A former News of the World reporter has described listening to the voicemails of James Bond actor Daniel Craig — uncovering his alleged affair with actor Jude Law’s then girlfriend, Sienna Miller.

Reporter tells of ‘Bond’ hacking

Craig was one of a host of celebrities Dan Evans targeted after he joined the newspaper from the Sunday Mirror in 2005, the hacking trial heard.

He said then-editor Andy Coulson knew about the hacking and had even given directions to Evans about how to hide the information from Craig’s voicemail, by making it appear as if a tape of it had been handed in anonymously.

Before the Miller story broke, Evans told the Old Bailey trial how he had been bullied to come up with front page stories.

“It happened a number of times. The time we are talking about was a pretty unhappy one for me. I was bullied at work, having quite a hard time.

“I remember being monstered by [News of the World journalist]. He sent me an email saying ‘If you do not come up with a front page story you might as well jump off a cliff’.”

He recalled receiving “shouting emails” written entirely in capital letters from a senior employee who was “very intimidating and scary”.

He set to work, hacking into Craig’s voicemail, he said: “I heard a female voice saying ‘Hi, it’s me. Cannot speak, I’m at the Groucho with Jude’.”

He checked the number on his database and found it was Miller’s, he said. “I went to work on Tuesday wagging my tail and I told [News of the World journalist], did you know Sienna Miller is having an affair with Daniel Craig?”

He put together a story to show then-editor Coulson. Another colleague was onto the same story, providing corroboration for it, he said.

Asked by prosecutor Andrew Edis what the response was to the story, he said: “They said ‘good work’. [News of the World journalist] said to me ‘You are a company man now’.”

Evans said he was told by Coulson to make a copy of his recorded voicemail message, put it in a zip-lock plastic bag and take it to reception so it would look like it had been dropped off anonymously. Then another News of the World journalist picked it up with “mock surprise” saying “look what I’ve found”, Evans said.

Next, Evans knocked on Craig’s door to confront him about the story, and the actor said: “No, no, no it’s not true”, the court heard.

Because of the denial, the story was held over for the following week, during which time, Law’s people were approached about the story.

After Law had been alerted, Evans listened into another voicemail, to Craig this time from Law saying: ‘Thanks, mate.

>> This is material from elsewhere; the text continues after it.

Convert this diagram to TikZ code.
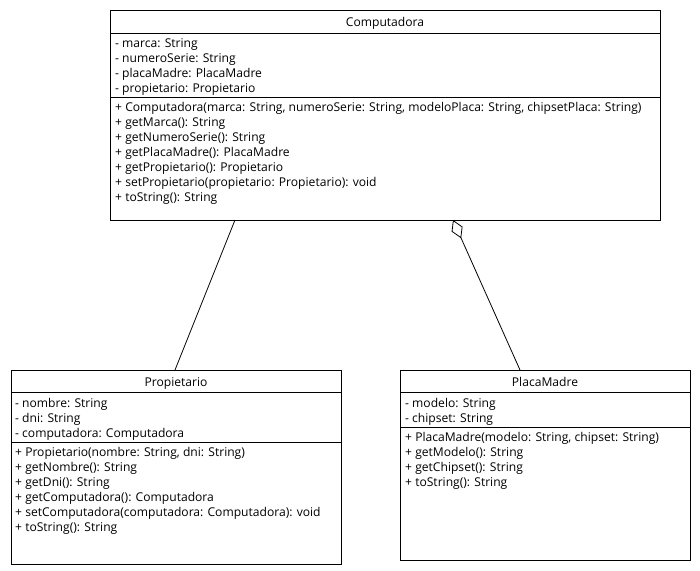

I hope Saski [his then-girlfriend Satsuki Mitchell] doesn’t find out.’

The story was run past Law’s PR executive who “approved” it and it ran in the News of the World the following week in Oct 2005, Evans told the court.

Asked by Mr Edis who knew about hacking from Evans’s direct personal knowledge and experience, the witness gave 10 names of News of the World staff, including Coulson. He also told the court more about his own hacking activities, including picking up a story from Craig’s voicemail about actress Eva Green being a new Bond girl, and a story about footballer Sol Campbell and designer Kelly Hoppen.

He also admitted hacking the voicemail of Shane Richie and Jenson Button.

After Evans was caught out hacking Ms Hoppen’s phone, he was suspended and put on paid gardening leave, he said.

Evans was made redundant when the News of the World closed in Jul 2011 and received the same payout as everyone else, he said.

Evans has already admitted conspiracy to hack phones at the Sunday Mirror between Feb 2003 and Jan 2005, and the same offence at the News of the World between Apr 2004 and Jun 2010. He also pleaded guilty to conspiracy to commit misconduct in public office between Jan 2008 and Jun 2010, and perverting the course of justice by giving a false statement in High Court proceedings.

Andy Coulson, 46, denies conspiring to hack phones and conspiring to commit misconduct in a public office. All seven defendants in the case, including former Sun and News of the World editor Rebekah Brooks, deny all charges.